**Task goal**. From the entries below, reproduce exactly the lines from the one with "Recreate this image" through the one with "attendees didn\u00b4t answer", both included, without images.

[start]

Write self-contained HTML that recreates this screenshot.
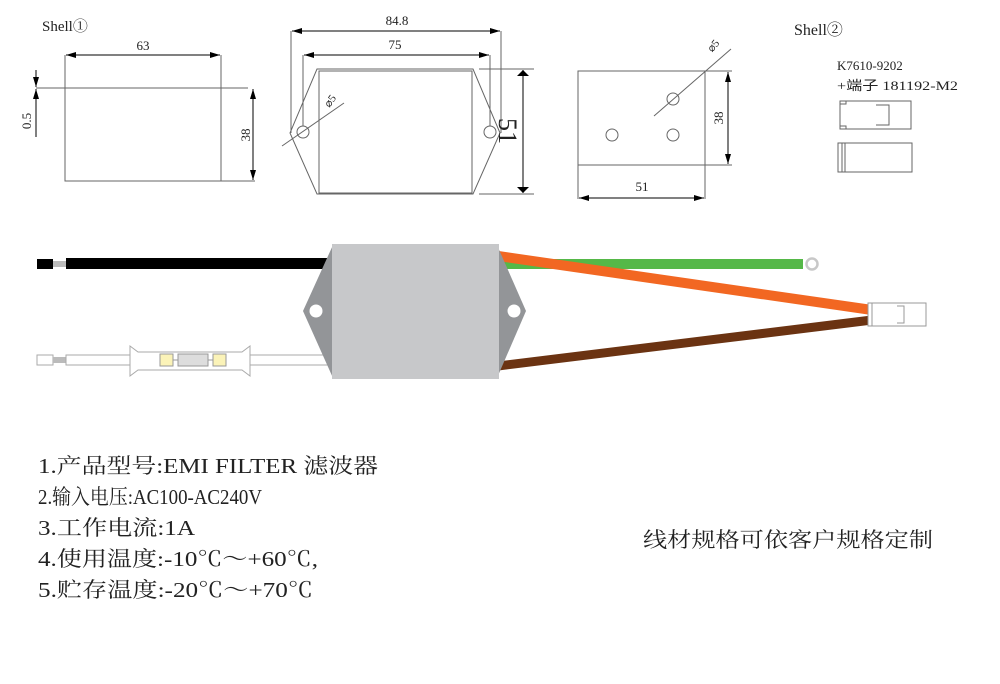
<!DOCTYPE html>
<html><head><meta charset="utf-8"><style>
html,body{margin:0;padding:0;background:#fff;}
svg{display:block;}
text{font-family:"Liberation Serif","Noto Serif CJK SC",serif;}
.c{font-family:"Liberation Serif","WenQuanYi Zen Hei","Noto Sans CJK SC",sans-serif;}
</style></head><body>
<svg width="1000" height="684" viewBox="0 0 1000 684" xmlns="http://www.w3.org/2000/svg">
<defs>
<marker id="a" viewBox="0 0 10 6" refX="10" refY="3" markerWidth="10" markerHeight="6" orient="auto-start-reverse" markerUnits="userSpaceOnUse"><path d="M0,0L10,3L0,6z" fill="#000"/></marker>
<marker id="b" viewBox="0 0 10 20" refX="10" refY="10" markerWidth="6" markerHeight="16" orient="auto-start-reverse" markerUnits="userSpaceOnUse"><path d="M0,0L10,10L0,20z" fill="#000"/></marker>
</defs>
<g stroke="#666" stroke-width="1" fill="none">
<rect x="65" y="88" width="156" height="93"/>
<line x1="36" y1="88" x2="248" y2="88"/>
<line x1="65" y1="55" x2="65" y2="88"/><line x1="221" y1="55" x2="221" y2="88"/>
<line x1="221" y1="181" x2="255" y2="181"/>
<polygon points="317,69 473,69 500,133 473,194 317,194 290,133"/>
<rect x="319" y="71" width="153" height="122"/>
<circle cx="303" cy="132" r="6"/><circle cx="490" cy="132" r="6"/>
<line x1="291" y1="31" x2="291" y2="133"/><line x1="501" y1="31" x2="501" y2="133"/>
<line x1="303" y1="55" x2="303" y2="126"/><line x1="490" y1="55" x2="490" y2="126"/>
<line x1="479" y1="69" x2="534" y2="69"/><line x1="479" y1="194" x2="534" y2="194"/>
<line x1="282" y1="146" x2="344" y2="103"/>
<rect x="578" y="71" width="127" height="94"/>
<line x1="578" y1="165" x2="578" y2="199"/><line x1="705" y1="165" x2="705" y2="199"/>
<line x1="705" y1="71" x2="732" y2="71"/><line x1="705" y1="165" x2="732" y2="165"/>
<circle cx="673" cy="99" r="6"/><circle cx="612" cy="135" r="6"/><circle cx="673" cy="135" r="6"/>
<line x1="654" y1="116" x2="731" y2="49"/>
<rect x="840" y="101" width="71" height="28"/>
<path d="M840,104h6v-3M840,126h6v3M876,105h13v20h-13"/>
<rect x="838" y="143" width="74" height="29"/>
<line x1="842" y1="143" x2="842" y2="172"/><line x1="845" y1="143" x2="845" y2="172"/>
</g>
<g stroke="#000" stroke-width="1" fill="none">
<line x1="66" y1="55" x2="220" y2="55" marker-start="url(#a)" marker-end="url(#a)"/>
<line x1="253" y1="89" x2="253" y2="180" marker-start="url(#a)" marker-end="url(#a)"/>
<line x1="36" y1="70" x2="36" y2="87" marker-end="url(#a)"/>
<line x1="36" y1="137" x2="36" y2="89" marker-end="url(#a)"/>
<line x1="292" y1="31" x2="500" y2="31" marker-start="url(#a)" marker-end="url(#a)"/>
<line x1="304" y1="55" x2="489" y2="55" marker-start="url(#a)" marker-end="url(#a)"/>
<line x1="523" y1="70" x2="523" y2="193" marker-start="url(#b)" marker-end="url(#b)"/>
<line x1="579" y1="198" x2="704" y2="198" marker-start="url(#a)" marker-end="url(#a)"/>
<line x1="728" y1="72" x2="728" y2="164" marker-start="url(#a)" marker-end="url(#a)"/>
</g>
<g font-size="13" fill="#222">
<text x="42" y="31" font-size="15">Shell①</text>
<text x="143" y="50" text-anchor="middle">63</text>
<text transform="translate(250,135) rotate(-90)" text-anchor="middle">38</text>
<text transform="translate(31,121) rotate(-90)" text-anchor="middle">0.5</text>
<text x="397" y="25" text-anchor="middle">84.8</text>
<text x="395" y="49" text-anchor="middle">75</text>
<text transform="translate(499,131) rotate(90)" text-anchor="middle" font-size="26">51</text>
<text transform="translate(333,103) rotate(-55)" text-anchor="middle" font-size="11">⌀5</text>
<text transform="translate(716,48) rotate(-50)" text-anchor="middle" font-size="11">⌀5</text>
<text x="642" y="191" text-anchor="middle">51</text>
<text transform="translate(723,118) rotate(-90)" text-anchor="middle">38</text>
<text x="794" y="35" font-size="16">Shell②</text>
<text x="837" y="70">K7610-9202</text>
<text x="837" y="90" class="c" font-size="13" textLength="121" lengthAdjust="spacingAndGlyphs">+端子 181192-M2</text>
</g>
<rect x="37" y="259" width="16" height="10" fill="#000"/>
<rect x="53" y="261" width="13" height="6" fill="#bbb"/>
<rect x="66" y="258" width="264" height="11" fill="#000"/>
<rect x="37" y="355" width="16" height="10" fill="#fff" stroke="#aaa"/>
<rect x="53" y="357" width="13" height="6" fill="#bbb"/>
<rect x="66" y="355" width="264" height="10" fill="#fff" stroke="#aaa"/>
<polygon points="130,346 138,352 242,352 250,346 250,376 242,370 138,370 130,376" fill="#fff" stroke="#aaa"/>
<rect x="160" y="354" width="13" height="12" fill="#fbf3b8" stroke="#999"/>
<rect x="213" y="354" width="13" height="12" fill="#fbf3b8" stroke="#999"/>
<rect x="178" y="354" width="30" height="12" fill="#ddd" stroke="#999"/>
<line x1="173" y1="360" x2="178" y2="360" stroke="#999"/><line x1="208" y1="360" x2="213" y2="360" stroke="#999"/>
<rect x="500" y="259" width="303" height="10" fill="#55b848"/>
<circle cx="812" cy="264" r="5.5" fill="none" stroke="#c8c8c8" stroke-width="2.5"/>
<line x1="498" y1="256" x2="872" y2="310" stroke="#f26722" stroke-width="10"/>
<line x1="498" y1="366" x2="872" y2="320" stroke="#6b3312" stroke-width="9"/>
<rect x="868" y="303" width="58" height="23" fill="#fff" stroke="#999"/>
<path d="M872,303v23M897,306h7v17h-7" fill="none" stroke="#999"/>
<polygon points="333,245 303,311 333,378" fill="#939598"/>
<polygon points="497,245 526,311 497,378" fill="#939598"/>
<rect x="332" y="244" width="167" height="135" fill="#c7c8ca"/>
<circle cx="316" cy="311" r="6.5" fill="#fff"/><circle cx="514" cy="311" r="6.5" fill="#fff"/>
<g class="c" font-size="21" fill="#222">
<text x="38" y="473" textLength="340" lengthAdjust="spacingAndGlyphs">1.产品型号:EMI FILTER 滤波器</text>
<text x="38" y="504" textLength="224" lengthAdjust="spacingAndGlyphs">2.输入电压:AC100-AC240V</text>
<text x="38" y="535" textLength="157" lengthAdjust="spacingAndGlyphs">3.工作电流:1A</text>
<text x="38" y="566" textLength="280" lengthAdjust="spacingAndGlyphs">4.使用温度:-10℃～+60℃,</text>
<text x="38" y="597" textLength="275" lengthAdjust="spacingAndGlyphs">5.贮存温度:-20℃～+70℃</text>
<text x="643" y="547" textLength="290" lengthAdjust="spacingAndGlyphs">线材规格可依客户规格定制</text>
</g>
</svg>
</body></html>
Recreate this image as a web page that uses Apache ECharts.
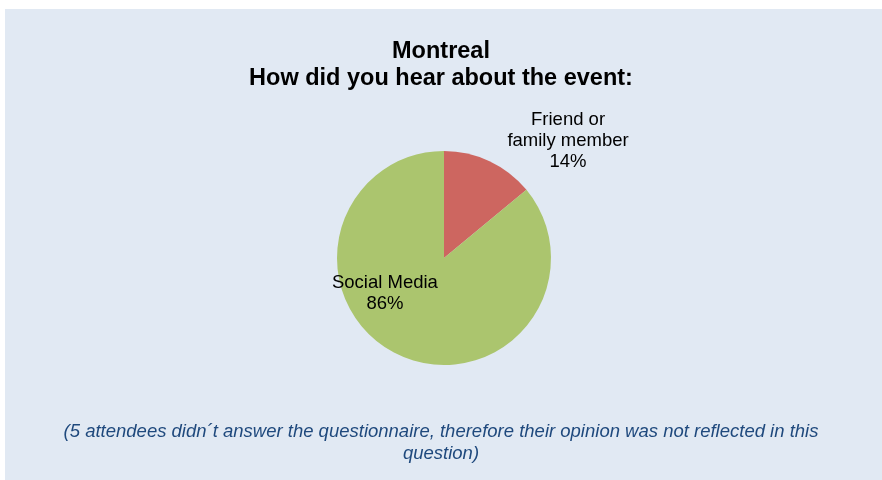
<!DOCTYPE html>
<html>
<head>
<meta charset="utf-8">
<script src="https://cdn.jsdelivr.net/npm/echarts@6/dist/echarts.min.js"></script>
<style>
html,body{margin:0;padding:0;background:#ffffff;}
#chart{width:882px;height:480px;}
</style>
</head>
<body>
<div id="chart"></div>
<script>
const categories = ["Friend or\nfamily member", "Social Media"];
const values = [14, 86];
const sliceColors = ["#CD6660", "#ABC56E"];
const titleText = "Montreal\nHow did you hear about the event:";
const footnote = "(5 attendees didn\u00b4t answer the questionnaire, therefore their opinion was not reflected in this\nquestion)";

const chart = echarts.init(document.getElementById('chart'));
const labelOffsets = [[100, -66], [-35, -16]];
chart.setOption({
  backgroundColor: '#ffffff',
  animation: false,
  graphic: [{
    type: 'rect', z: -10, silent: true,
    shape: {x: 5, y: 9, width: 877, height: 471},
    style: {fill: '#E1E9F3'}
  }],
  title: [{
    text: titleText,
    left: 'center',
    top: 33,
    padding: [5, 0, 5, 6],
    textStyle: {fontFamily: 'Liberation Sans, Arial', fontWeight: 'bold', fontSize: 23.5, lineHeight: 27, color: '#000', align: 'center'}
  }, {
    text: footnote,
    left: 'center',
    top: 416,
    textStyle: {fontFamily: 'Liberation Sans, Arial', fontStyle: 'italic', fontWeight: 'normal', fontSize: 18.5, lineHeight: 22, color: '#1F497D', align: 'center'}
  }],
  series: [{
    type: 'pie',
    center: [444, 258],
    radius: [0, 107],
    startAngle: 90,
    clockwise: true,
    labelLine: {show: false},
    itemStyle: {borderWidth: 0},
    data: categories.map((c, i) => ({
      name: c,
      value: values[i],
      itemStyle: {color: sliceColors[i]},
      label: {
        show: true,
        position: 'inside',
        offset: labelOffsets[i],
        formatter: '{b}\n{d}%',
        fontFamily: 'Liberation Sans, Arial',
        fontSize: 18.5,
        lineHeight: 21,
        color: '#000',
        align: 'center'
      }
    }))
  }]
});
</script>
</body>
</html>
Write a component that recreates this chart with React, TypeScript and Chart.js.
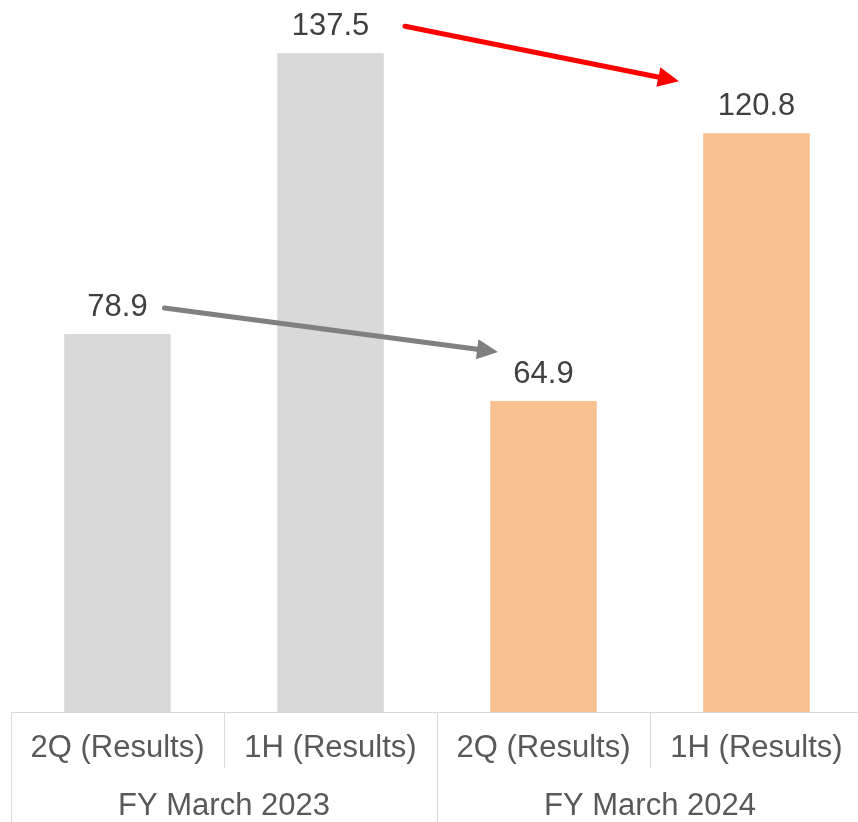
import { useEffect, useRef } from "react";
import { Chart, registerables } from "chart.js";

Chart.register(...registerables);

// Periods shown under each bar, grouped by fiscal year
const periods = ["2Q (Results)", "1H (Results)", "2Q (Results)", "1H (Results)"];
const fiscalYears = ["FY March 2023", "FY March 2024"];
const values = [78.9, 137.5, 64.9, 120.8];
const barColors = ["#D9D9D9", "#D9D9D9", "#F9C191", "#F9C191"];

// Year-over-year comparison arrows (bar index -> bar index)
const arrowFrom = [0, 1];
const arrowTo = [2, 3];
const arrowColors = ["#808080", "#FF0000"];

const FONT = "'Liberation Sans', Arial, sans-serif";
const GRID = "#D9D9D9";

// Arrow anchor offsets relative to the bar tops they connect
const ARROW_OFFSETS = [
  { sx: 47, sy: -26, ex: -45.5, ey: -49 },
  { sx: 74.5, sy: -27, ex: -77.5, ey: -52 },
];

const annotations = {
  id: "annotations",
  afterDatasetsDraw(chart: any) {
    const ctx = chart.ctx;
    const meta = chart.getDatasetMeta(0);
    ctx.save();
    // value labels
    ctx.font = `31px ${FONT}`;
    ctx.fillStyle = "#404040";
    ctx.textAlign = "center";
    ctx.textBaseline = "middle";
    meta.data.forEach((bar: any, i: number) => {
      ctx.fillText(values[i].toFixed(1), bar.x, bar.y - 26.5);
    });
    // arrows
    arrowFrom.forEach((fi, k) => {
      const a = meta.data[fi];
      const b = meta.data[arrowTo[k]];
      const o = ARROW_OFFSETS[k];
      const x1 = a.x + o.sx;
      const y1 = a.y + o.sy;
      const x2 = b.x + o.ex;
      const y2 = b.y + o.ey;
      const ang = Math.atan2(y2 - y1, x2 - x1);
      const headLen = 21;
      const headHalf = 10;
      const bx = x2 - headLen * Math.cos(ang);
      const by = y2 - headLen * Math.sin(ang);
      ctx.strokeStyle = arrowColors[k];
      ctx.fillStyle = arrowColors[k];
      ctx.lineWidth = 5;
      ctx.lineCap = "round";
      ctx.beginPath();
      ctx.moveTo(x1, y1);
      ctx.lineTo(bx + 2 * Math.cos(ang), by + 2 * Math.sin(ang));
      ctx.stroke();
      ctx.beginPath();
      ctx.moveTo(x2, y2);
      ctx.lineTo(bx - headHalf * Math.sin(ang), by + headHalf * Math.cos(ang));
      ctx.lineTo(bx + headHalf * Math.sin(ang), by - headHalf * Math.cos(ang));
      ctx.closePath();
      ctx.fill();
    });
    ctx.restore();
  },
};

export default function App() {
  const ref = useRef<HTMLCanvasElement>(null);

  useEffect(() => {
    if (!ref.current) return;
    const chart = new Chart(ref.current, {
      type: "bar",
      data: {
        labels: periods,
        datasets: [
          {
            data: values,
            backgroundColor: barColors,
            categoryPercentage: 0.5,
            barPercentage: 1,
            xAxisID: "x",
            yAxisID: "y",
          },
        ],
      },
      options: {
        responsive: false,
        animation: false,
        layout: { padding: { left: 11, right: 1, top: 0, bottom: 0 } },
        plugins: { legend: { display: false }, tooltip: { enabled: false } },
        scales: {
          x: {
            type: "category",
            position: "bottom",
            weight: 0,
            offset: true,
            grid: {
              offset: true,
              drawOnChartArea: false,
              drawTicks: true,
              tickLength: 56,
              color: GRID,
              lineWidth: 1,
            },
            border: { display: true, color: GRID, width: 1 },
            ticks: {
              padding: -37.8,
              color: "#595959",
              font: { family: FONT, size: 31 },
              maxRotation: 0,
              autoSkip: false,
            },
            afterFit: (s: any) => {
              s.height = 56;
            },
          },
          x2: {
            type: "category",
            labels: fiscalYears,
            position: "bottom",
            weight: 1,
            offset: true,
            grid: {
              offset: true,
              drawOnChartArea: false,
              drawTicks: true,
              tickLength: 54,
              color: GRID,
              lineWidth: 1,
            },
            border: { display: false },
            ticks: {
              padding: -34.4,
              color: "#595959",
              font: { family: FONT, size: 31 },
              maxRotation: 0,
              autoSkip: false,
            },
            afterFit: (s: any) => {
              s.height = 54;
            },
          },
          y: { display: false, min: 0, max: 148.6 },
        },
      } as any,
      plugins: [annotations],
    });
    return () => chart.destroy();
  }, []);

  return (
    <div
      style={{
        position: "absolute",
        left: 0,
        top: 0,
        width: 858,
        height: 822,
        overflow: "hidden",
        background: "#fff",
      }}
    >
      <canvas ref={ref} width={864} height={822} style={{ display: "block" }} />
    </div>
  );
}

[end]

**Task result**.
Recreate this image as a web page that uses Apache ECharts.
<!DOCTYPE html>
<html>
<head>
<meta charset="utf-8">
<script src="https://cdn.jsdelivr.net/npm/echarts@6/dist/echarts.min.js"></script>
<style>
html,body{margin:0;padding:0;background:#ffffff;}
#chart{width:882px;height:480px;}
</style>
</head>
<body>
<div id="chart"></div>
<script>
const categories = ["Friend or\nfamily member", "Social Media"];
const values = [14, 86];
const sliceColors = ["#CD6660", "#ABC56E"];
const titleText = "Montreal\nHow did you hear about the event:";
const footnote = "(5 attendees didn\u00b4t answer the questionnaire, therefore their opinion was not reflected in this\nquestion)";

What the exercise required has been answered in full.